The 1999 Texas law mandating parental notification contained a provision enabling a judge to grant an exception if he deems the underage girl mature and well-informed. In nine of 12 cases, Owen opposed a judicial bypass for minors requesting one, according to Pro-life Infonet.

At the crux of the issue, the state high court’s majority, which included Alberto Gonzales, now the White House counsel, ruled a minor could be considered sufficiently well-informed if a judge determines she understands the health risks of abortion; the alternatives, including adoption; and the “emotional and psychological aspects,” according to The Post.

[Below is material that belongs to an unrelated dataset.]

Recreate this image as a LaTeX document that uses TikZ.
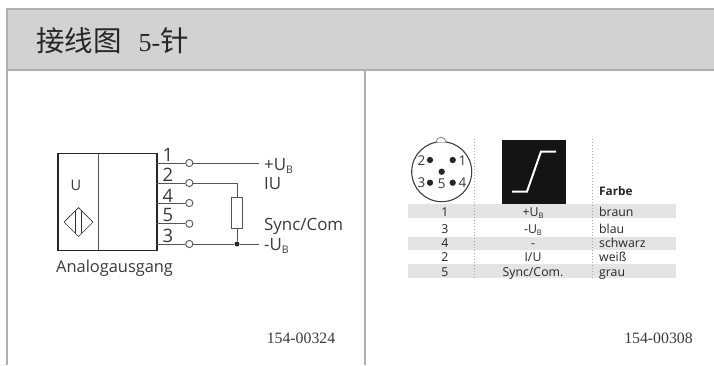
\documentclass[tikz,border=0pt]{standalone}
\usepackage{fontspec}
\setmainfont{Open Sans}
\newfontfamily\cjk{Noto Sans CJK SC}
\newfontfamily\serifnum{Liberation Serif}
\usetikzlibrary{calc}
\definecolor{hdr}{HTML}{D1D2D4}
\definecolor{rule}{HTML}{AEAFB2}
\definecolor{band}{HTML}{E4E4E4}
\definecolor{wire}{HTML}{555555}
\definecolor{txt}{HTML}{3A3A3A}
\newcommand{\subB}{\raisebox{-0.22em}{\scalebox{0.62}{B}}}
\tikzset{
 wireline/.style={draw=wire,line width=1pt},
 term/.style={circle,draw=wire,fill=white,line width=0.9pt,inner sep=0pt,minimum size=7.2pt},
 lbl/.style={text=txt,inner sep=0pt,anchor=base west,font=\fontsize{16.9}{16.9}\selectfont},
 pin/.style={text=txt,inner sep=0pt,font=\fontsize{18.5}{18.5}\selectfont},
 tbl/.style={text=black!85,inner sep=0pt,anchor=base,font=\fontsize{12.3}{12.3}\selectfont},
 tblw/.style={tbl,anchor=base west},
 code/.style={text=txt,inner sep=0pt,font=\serifnum\fontsize{15.8}{16}\selectfont},
 pn/.style={text=txt,inner sep=0pt,font=\fontsize{13.5}{13.5}\selectfont},
 contact/.style={circle,fill=black!85,inner sep=0pt,minimum size=6.3pt},
 dots/.style={draw=gray!70,line width=1pt,dotted}
}
\begin{document}
\begin{tikzpicture}[x=1pt,y=-1pt]
\useasboundingbox (0,0) rectangle (714,365);
% header
\fill[white] (0,0) rectangle (714,365);
\fill[hdr] (7,9) rectangle (714,70);
\draw[rule,line width=1.4pt] (714,9) -- (7,9) -- (7,365);
\draw[rule,line width=1.4pt] (7,70) -- (714,70);
\draw[rule,line width=1.4pt] (365,70) -- (365,365);
\node[anchor=west,inner sep=0pt,text=black!85,font=\fontsize{28.5}{28.5}\selectfont] (title) at (36,41) {{\cjk 接线图}\hspace{17pt}{\serifnum\fontsize{26}{26}\selectfont 5-}{\cjk 针}};
% sensor
\node[draw=black!85,line width=1.4pt,minimum width=99pt,minimum height=97pt,inner sep=0pt,anchor=north west] (box) at (57.3,152.7) {};
\coordinate (divT) at (98,152.7);
\coordinate (divB) at (98,250);
\draw[wire,line width=1pt] (divT) -- (divB);
\node[text=txt,inner sep=0pt,font=\fontsize{14.5}{14.5}\selectfont] (u) at (76,185) {U};
\node[draw=black!80,line width=0.7pt,minimum size=20.5pt,inner sep=0pt,rotate=45] (diam) at (78.5,222) {};
\coordinate (da) at (75.7,211); \coordinate (db) at (75.7,233);
\coordinate (dc) at (81.3,211); \coordinate (dd) at (81.3,233);
\draw[black!80,line width=0.7pt] (da) -- (db) (dc) -- (dd);
% pins
\foreach \n/\y in {1/163,2/183,4/203,5/223.7,3/244}{
  \coordinate (s\n) at (156,\y);
  \node[term] (t\n) at (189.3,\y) {};
  \draw[wireline] (s\n) -- (t\n);
}
\node[pin] (p1) at (168,154.5) {1};
\node[pin] (p2) at (168,175) {2};
\node[pin] (p4) at (168,195.5) {4};
\node[pin] (p5) at (168,215) {5};
\node[pin] (p3) at (168,235.5) {3};
\coordinate (e1) at (258.7,163);
\coordinate (e3) at (258.7,244);
\coordinate (k) at (237,183);
\node[draw=wire,fill=white,line width=1pt,minimum width=11.5pt,minimum height=30.5pt,inner sep=0pt] (r) at (237,213) {};
\node[circle,fill=black!85,inner sep=0pt,minimum size=5pt] (j) at (237,244) {};
\draw[wireline] (t1) -- (e1);
\draw[wireline] (t3) -- (j) -- (e3);
\draw[wireline] (t2) -- (k) -- (r);
\draw[wireline] (r) -- (j);
\node[lbl] (l1) at (264,170) {+U\subB};
\node[lbl] (l2) at (264,189) {IU};
\node[lbl] (l3) at (264,230.5) {Sync/Com};
\node[lbl] (l4) at (264,250) {-U\subB};
\node[text=txt,inner sep=0pt,anchor=west,font=\fontsize{16.4}{16.4}\selectfont] (ana) at (56,268.5) {Analogausgang};
\node[code] (c1) at (301,338.5) {154-00324};
\node[code] (c2) at (658.5,338.5) {154-00308};
% table bands
\fill[band] (408,204) rectangle (676,218);
\fill[band] (408,236.7) rectangle (676,250);
\fill[band] (408,264.3) rectangle (676,277.7);
% dotted
\coordinate (d1t) at (474,139); \coordinate (d1b) at (474,278);
\coordinate (d2t) at (592.7,139); \coordinate (d2b) at (592.7,278);
\draw[dots] (d1t) -- (d1b);
\draw[dots] (d2t) -- (d2b);
% connector face
\node[circle,draw=black!75,line width=1.1pt,minimum size=60pt,inner sep=0pt] (face) at (441.7,171.7) {};
\draw[black!60,line width=0.6pt,fill=white] (436,142.2) arc[start angle=180,end angle=360,radius=5];
\node[contact] (c_2) at (430,160) {};
\node[contact] (c_1) at (452.7,160) {};
\node[contact] (c_m) at (441.7,171.7) {};
\node[contact] (c_3) at (430,182.7) {};
\node[contact] (c_4) at (452.7,182.7) {};
\node[pn] at (421.5,160.5) {2};
\node[pn] at (462.5,160.5) {1};
\node[pn] at (421.5,183) {3};
\node[pn] at (441.7,184) {5};
\node[pn] at (462.5,183) {4};
% black square
\node[fill=black!92,minimum width=63.7pt,minimum height=64pt,inner sep=0pt,anchor=north west] (sq) at (502,139.3) {};
\coordinate (a1) at (512,191.5); \coordinate (a2) at (527,191.5); \coordinate (a3) at (541,151.5); \coordinate (a4) at (556,151.5);
\draw[white,line width=2pt] (a1) -- (a2) -- (a3) -- (a4);
% table
\node[tblw,font=\bfseries\fontsize{11.8}{12}\selectfont] (farbe) at (599,195.5) {Farbe};
\foreach \a/\b/\c/\y in {1/{+U\subB}/braun/216,3/{-U\subB}/blau/233,4/{-}/schwarz/247.5,2/{I/U}/wei\ss/261.5,5/{Sync/Com.}/grau/276}{
  \node[tbl] at (445,\y) {\a};
  \node[tbl] at (533,\y) {\b};
  \node[tblw] at (599,\y) {\c};
}
\end{tikzpicture}
\end{document}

Owen dissented, saying a minor should have to demonstrate she understands the “remorse and regret” some women have experienced as a result of having abortions, as well as “the impact the procedure will have on the fetus.” She also said an underage girl should have to show she has weighed the “philosophic, social, moral and religious arguments” that can be considered when deciding about abortion, according to The Post.

Owen cited in support of her opinion a 1992 Supreme Court decision that upheld Roe but acknowledged a state has the authority to urge women to consider “philosophic and social arguments” before having an abortion, The Post reported.

NARAL President Kate Michelman said Owen “has repeatedly attempted to rewrite legislation from the bench to conform to her own philosophy. Such activism is particularly unacceptable in the Fifth Circuit — a court already tilting far outside the mainstream and which is often the court of last resort for women seeking to exercise their rights in the face of hostile, anti-choice state legislatures.”

Supporters of Owen’s nomination denied she is out of the mainstream.

“To that I ask, who is more out of the mainstream? Judge Owen, the Texas state legislature and the majority of Americans who support such laws or pro-abortion groups who oppose them?” Family Research Council President Ken Connor said recently.

“The fact is these groups are more concerned about putting judges on the bench who will adamantly support abortion rights than someone who will fairly interpret the law. This is the reason organizations such as [the National Organization for Women] and NARAL are up in arms over Judge Owen’s nomination.

“Far too often, other parties, abortion providers or sexual predators whose interests may conflict with those of the child are afforded more standing in the abortion decision than parents,” Connor said.

Owen was elected to the Texas Supreme Court in 1994 and re-elected in 2000. Bush nominated her to the appeals court in May 2001.

The Fifth Circuit consists of Texas, Louisiana and Mississippi. The appeals court is based in New Orleans.

Richard Land, president of the Southern Baptist Ethics & Religious Liberty Commission, called the opposition tactics that brought down Pickering’s nomination in March a “despicable smear campaign and character assassination.”

Land also charged Democrats on the Judiciary Committee were “frustrating the constitutional process” by refusing to accept conservative judicial nominees.

“The president is keeping his word, but a handful of radical Democrats on the Judiciary Committee are blocking the will of the people,” Land said. “The Senate Judiciary Committee is sitting on them unless the nominees pass a liberal litmus test.

“It’s one thing to delay and obstruct nominees in the last year of a presidency,” he said. “It’s another thing entirely to hold up nominations in the first year of a president’s term.”

Pickering, a federal judge in Mississippi’s Southern District for 11 years, is a member of First Baptist Church in Laurel, Miss., and served two years in the mid-1980s as president of the Mississippi Baptist Convention. He was a member of the Peace Committee that was established in 1985 to address issues related to the controversy at that time in the Southern Baptist Convention.